* [Dataset content]
'''
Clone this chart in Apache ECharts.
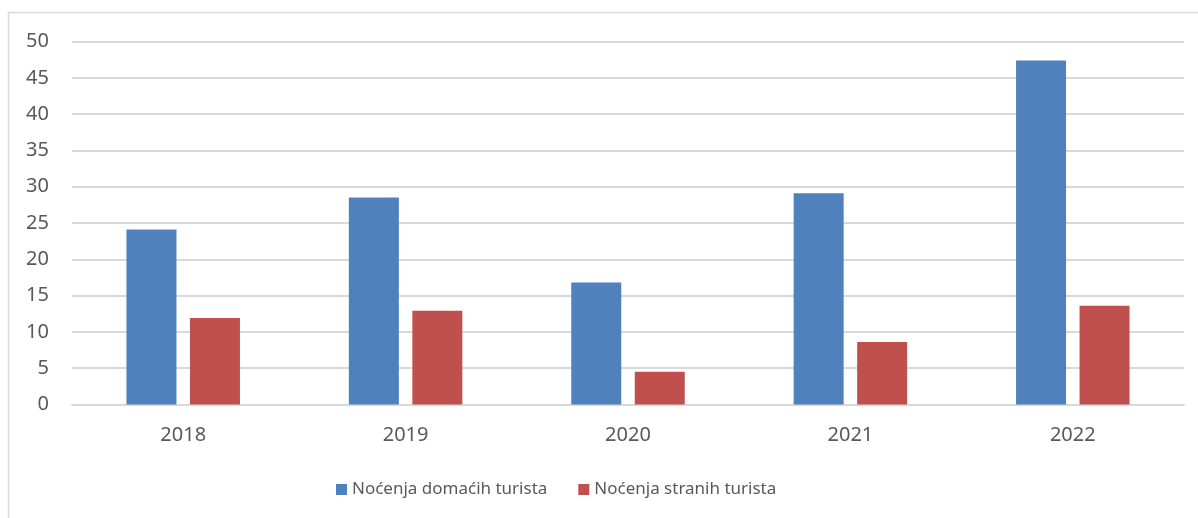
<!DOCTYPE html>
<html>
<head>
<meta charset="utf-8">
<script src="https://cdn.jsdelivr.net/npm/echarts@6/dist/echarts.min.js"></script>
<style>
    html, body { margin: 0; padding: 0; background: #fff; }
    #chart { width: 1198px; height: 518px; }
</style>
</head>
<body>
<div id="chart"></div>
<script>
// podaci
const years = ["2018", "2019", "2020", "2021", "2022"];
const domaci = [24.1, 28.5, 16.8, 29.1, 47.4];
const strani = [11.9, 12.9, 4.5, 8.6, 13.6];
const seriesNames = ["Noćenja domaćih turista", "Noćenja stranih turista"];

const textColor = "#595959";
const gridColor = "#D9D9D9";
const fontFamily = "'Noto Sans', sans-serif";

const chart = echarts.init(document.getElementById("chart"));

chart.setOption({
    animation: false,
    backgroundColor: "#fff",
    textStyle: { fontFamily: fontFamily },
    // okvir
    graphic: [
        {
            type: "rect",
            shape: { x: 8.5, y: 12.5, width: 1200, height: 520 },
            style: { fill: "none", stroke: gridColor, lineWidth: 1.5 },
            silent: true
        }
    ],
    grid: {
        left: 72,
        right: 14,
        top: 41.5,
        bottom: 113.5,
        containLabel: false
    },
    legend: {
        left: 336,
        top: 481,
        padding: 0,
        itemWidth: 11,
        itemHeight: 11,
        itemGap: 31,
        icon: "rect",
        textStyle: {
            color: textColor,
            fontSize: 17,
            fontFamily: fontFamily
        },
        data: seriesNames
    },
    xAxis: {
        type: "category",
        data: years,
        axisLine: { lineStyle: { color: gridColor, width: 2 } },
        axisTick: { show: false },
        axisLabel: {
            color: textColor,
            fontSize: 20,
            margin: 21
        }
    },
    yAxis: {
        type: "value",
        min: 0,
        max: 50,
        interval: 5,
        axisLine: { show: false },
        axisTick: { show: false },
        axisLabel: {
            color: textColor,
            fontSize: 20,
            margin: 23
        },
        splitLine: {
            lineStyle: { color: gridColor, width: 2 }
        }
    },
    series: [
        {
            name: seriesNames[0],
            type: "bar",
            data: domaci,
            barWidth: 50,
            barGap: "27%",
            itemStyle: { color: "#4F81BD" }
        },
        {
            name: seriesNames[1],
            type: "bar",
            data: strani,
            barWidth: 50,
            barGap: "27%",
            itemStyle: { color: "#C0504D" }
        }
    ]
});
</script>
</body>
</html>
'''
* [Task directions]
Copy the whole of the material above exactly, but not its images.

* [Answer to this task]
Clone this chart in Apache ECharts.
<!DOCTYPE html>
<html>
<head>
<meta charset="utf-8">
<script src="https://cdn.jsdelivr.net/npm/echarts@6/dist/echarts.min.js"></script>
<style>
    html, body { margin: 0; padding: 0; background: #fff; }
    #chart { width: 1198px; height: 518px; }
</style>
</head>
<body>
<div id="chart"></div>
<script>
// podaci
const years = ["2018", "2019", "2020", "2021", "2022"];
const domaci = [24.1, 28.5, 16.8, 29.1, 47.4];
const strani = [11.9, 12.9, 4.5, 8.6, 13.6];
const seriesNames = ["Noćenja domaćih turista", "Noćenja stranih turista"];

const textColor = "#595959";
const gridColor = "#D9D9D9";
const fontFamily = "'Noto Sans', sans-serif";

const chart = echarts.init(document.getElementById("chart"));

chart.setOption({
    animation: false,
    backgroundColor: "#fff",
    textStyle: { fontFamily: fontFamily },
    // okvir
    graphic: [
        {
            type: "rect",
            shape: { x: 8.5, y: 12.5, width: 1200, height: 520 },
            style: { fill: "none", stroke: gridColor, lineWidth: 1.5 },
            silent: true
        }
    ],
    grid: {
        left: 72,
        right: 14,
        top: 41.5,
        bottom: 113.5,
        containLabel: false
    },
    legend: {
        left: 336,
        top: 481,
        padding: 0,
        itemWidth: 11,
        itemHeight: 11,
        itemGap: 31,
        icon: "rect",
        textStyle: {
            color: textColor,
            fontSize: 17,
            fontFamily: fontFamily
        },
        data: seriesNames
    },
    xAxis: {
        type: "category",
        data: years,
        axisLine: { lineStyle: { color: gridColor, width: 2 } },
        axisTick: { show: false },
        axisLabel: {
            color: textColor,
            fontSize: 20,
            margin: 21
        }
    },
    yAxis: {
        type: "value",
        min: 0,
        max: 50,
        interval: 5,
        axisLine: { show: false },
        axisTick: { show: false },
        axisLabel: {
            color: textColor,
            fontSize: 20,
            margin: 23
        },
        splitLine: {
            lineStyle: { color: gridColor, width: 2 }
        }
    },
    series: [
        {
            name: seriesNames[0],
            type: "bar",
            data: domaci,
            barWidth: 50,
            barGap: "27%",
            itemStyle: { color: "#4F81BD" }
        },
        {
            name: seriesNames[1],
            type: "bar",
            data: strani,
            barWidth: 50,
            barGap: "27%",
            itemStyle: { color: "#C0504D" }
        }
    ]
});
</script>
</body>
</html>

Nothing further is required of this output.